Tuesday, October 16, 2007

ksubos 47

the gemara makes a קל וחומר to teach us that the father gets her מעשה ידים, the question i had is, why do we need a ק"ו we should say more simply that if the father has the ability to sell her as a slave and then he master will get the מעש"י then obviously the father until then owned the מעש"י.

i was harboring this question since daf 40, i found the question today in rav elyashivs sefer, see there for his answer. I asked my Rebbi this question and he answered simply - the father doesn't own her מעש"י and the proof is that he can't force her to work, all he has is the right to sell her as a slave and ממילא she will have to work for her master,

so it come out that the father doesn't really own her מעש"י just that if she works he has a right to get it, I'm not sure how to define this ownership, it seems a little strange because ממ"נ if he owns it he should be able to force her to work and if not then why does he get it?

3 comments:

Avi Lebowitz said...

i disagreee with your premise both in your question and your answer.
re: your question - why do you assume that this "kal v'chomer" is anything more than a simple sevara to show that the father does in fact OWN ma'aseh yadayim. See Tosafos 46b d.h. v'aima, who indicates in his answers to distinguish between ma'aseh yadayim and kesef kiddushin, that the logic of the gemara is simply that the father owns ma'aseh yadayim from the fact that he can sell her as an amah.
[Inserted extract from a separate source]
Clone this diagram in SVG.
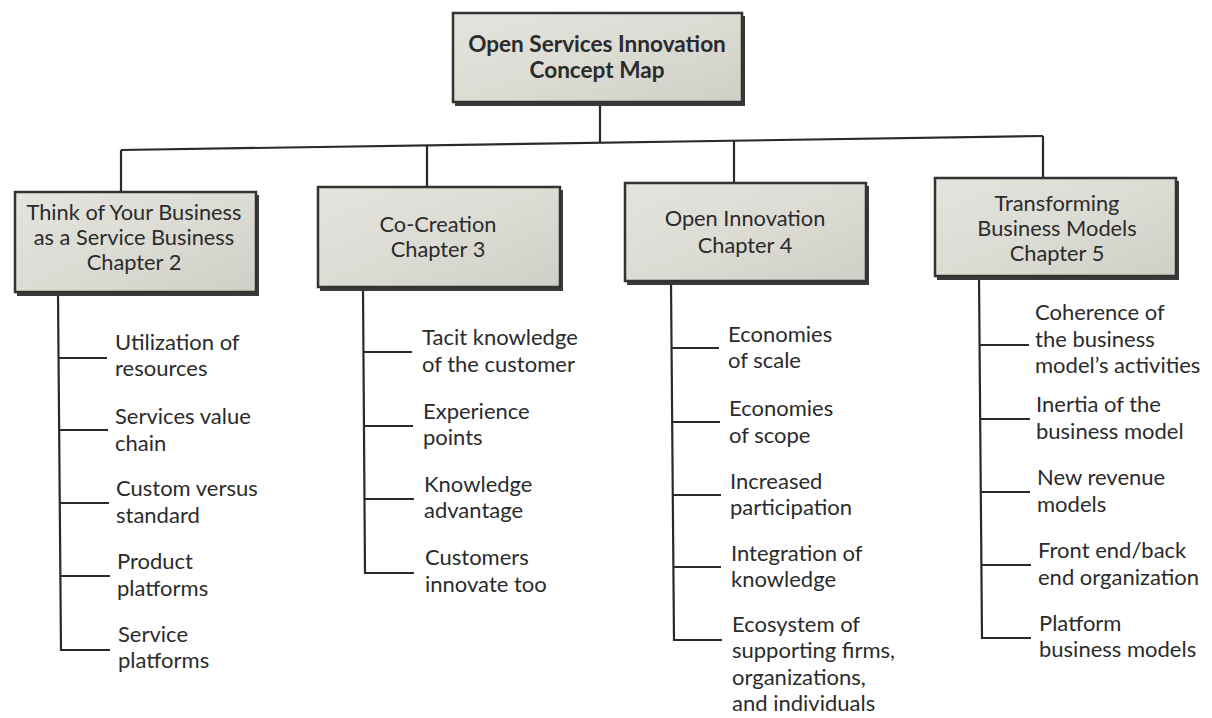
<svg xmlns="http://www.w3.org/2000/svg" width="1212" height="718" viewBox="0 0 1212 718">
<defs>
<linearGradient id="boxg" x1="0" y1="0" x2="1" y2="1">
<stop offset="0" stop-color="#e4e4de"/>
<stop offset="0.5" stop-color="#dcdcd5"/>
<stop offset="1" stop-color="#cfcfc8"/>
</linearGradient>
<style>
.box{fill:url(#boxg);stroke:#333;stroke-width:2.5}
.shadow{fill:#3a3a3a}
.ln{stroke:#2a2a2a;stroke-width:2.2;fill:none}
.t{font-family:Lato,"Liberation Sans",sans-serif;font-size:22px;fill:#2b2b2b}
.bt{font-family:Lato,"Liberation Sans",sans-serif;font-size:21.8px;fill:#2b2b2b;text-anchor:middle}
.rt{font-family:Lato,"Liberation Sans",sans-serif;font-size:22.6px;font-weight:bold;fill:#2b2b2b;text-anchor:middle}
</style>
</defs>
<rect width="1212" height="718" fill="#ffffff"/>

<g id="connectors">
<line class="ln" x1="600" y1="103" x2="600" y2="142.7"/>
<line class="ln" x1="121" y1="150" x2="1043" y2="136"/>
<line class="ln" x1="121" y1="150" x2="121" y2="192"/>
<line class="ln" x1="427" y1="145.4" x2="427" y2="187"/>
<line class="ln" x1="734" y1="140.7" x2="734" y2="183"/>
<line class="ln" x1="1043" y1="136" x2="1043" y2="178"/>
<!-- chapter 2 -->
<polyline class="ln" points="58,293 61,650 110,650"/>
<line class="ln" x1="58.5" y1="358" x2="107" y2="358"/>
<line class="ln" x1="59" y1="430" x2="108" y2="430"/>
<line class="ln" x1="60" y1="503" x2="109" y2="503"/>
<line class="ln" x1="60.5" y1="576" x2="110" y2="576"/>
<!-- chapter 3 -->
<polyline class="ln" points="363,288 365,573 414,573"/>
<line class="ln" x1="363.5" y1="352" x2="412" y2="352"/>
<line class="ln" x1="364" y1="426" x2="413" y2="426"/>
<line class="ln" x1="364.5" y1="499" x2="414" y2="499"/>
<!-- chapter 4 -->
<polyline class="ln" points="671,282 674,640 722,640"/>
<line class="ln" x1="671.5" y1="348" x2="719" y2="348"/>
<line class="ln" x1="672" y1="422" x2="720" y2="422"/>
<line class="ln" x1="673" y1="495" x2="721" y2="495"/>
<line class="ln" x1="673.5" y1="567" x2="721" y2="567"/>
<!-- chapter 5 -->
<polyline class="ln" points="979,277 982,638 1031,638"/>
<line class="ln" x1="979.5" y1="345" x2="1029" y2="345"/>
<line class="ln" x1="980" y1="419" x2="1030" y2="419"/>
<line class="ln" x1="981" y1="492" x2="1030" y2="492"/>
<line class="ln" x1="981.5" y1="565" x2="1031" y2="565"/>
</g>

<g id="root">
<rect class="shadow" x="455" y="16" width="290" height="90"/>
<rect class="box" x="453" y="13" width="289" height="89"/>
<text class="rt" x="597" y="52">Open Services Innovation</text>
<text class="rt" x="597" y="78">Concept Map</text>
</g>

<g id="ch2">
<rect class="shadow" x="17" y="195" width="242" height="101"/>
<rect class="box" x="15" y="192" width="241" height="100"/>
<text class="bt" x="134" y="220">Think of Your Business</text>
<text class="bt" x="134" y="245">as a Service Business</text>
<text class="bt" x="134" y="270">Chapter 2</text>
</g>

<g id="ch3">
<rect class="shadow" x="320" y="190" width="243" height="101"/>
<rect class="box" x="318" y="187" width="242" height="100"/>
<text class="bt" x="438" y="232">Co-Creation</text>
<text class="bt" x="438" y="257">Chapter 3</text>
</g>

<g id="ch4">
<rect class="shadow" x="627" y="186" width="242" height="99"/>
<rect class="box" x="625" y="183" width="241" height="98"/>
<text class="bt" x="745" y="226">Open Innovation</text>
<text class="bt" x="745" y="253">Chapter 4</text>
</g>

<g id="ch5">
<rect class="shadow" x="937" y="181" width="242" height="99"/>
<rect class="box" x="935" y="178" width="241" height="98"/>
<text class="bt" x="1057" y="211">Transforming</text>
<text class="bt" x="1057" y="236">Business Models</text>
<text class="bt" x="1057" y="261">Chapter 5</text>
</g>

<g id="items-ch2">
<text class="t" x="115" y="350">Utilization of</text>
<text class="t" x="115" y="376">resources</text>
<text class="t" x="115" y="424">Services value</text>
<text class="t" x="115" y="451">chain</text>
<text class="t" x="116" y="496">Custom versus</text>
<text class="t" x="116" y="523">standard</text>
<text class="t" x="117" y="569">Product</text>
<text class="t" x="117" y="596">platforms</text>
<text class="t" x="118" y="642">Service</text>
<text class="t" x="118" y="668">platforms</text>
</g>

<g id="items-ch3">
<text class="t" x="422" y="345">Tacit knowledge</text>
<text class="t" x="422" y="372">of the customer</text>
<text class="t" x="423" y="419">Experience</text>
<text class="t" x="423" y="445">points</text>
<text class="t" x="424" y="492">Knowledge</text>
<text class="t" x="424" y="518">advantage</text>
<text class="t" x="425" y="565">Customers</text>
<text class="t" x="425" y="592">innovate too</text>
</g>

<g id="items-ch4">
<text class="t" x="728" y="342">Economies</text>
<text class="t" x="728" y="368">of scale</text>
<text class="t" x="729" y="416">Economies</text>
<text class="t" x="729" y="443">of scope</text>
<text class="t" x="730" y="489">Increased</text>
<text class="t" x="730" y="515">participation</text>
<text class="t" x="731" y="561">Integration of</text>
<text class="t" x="731" y="587">knowledge</text>
<text class="t" x="732" y="632">Ecosystem of</text>
<text class="t" x="732" y="658">supporting firms,</text>
<text class="t" x="732" y="685">organizations,</text>
<text class="t" x="732" y="711">and individuals</text>
</g>

<g id="items-ch5">
<text class="t" x="1035" y="320">Coherence of</text>
<text class="t" x="1035" y="347">the business</text>
<text class="t" x="1035" y="373">model’s activities</text>
<text class="t" x="1036" y="412">Inertia of the</text>
<text class="t" x="1036" y="439">business model</text>
<text class="t" x="1037" y="485">New revenue</text>
<text class="t" x="1037" y="512">models</text>
<text class="t" x="1038" y="558">Front end/back</text>
<text class="t" x="1038" y="585">end organization</text>
<text class="t" x="1039" y="631">Platform</text>
<text class="t" x="1039" y="657">business models</text>
</g>
</svg>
RE: your rebbis answer - where in the world do you get this from that a father cannot force a daughter to work. The father OWNS ma'aseh yadayim and can certainly force her to produce whatever she is capable of producing. The Shita m'kubetzes 43a (in the name of ramban) when the gemara asks if the brothers inherit ma'aseh yadayim, explains that even acc. to r' sheishes who says:
נ"ל דאפילו רב ששת נמי לא קאמר שתהא הבת נזונת ועושה (דהיינו שמעשה ידיה לאחיה) בעל כרחה לאחין, כמו שאביה כופה לעשות וליזון מן התורה, אלא רב ששת מדרבנן קאמר דקסבר לא תקינו רבנן מזוני אלא בעושה ואוכלת דומיא דאלמנה, ורב פליג עליה ואמר סתם דמעשה ידיה לעצמה.... והשתא בעי רב כהנא מאי טעמא דרב...דאורייתא אמאי אין הבנים במקום אביהן ואפילו לכוף אותה שתהא נזונת ועושה? ומפרש לה מדכתיב "והתנחלתם אותם".
It is clear that the father can force her and totally OWNS full rights to her ma'aseh yadayim.
Also, see Tosafos 43 d.h. magid, who explains the need for the pasuk that brothers don't inherit z'chus of her ma'aseh yadayim (midioraysa) even by a ketana. I would have thought that since ma'aseh yadayim of ketana belong to the father based on the kal v'chomer, the sons should inherit rights to her ma'aseh yadayim. Now, if it is a real kal v'chomer we should say dayo (see tosafos yeshanim there), since the sons can't sell her, there should be no hava amina that they get ma'aseh yadayim! But based on the fact that it is not a realy kal v'chomer, rather just a way of showing the father OWNS her ma'aseh yadayim (from the fact that he can sell them), it makes sense that the brothers should also inherit ma'aseh yadayim even though they can't sell her.

Yossie Schonkopf said...

wow! great!
regarding the Shita - I agree.

Regarding the kal v'chomer, rav elyashiv entertains the possibility that its not a real kalo v'chomer (what i thought as well) but proves otherwise from tosfos in 47a. i will have to check more carefully tomorrow.

Avi Lebowitz said...

I learned Tosafos on 47a d.h. hashta, which implies in the answer of "mori ha'aram" that it is a real kal v'chomer since the whole answer is that we do not gain anything by using this kal v'chomer instead of the kal v'chomer of "if na'arus makes her go out free, certainly the father can't sell a na'arah". However, it is possible that that is also not a real kal v'chomer, rather that from the fact that she goes out as a na'arah is a proof that a sale cannot be binding on a na'arah.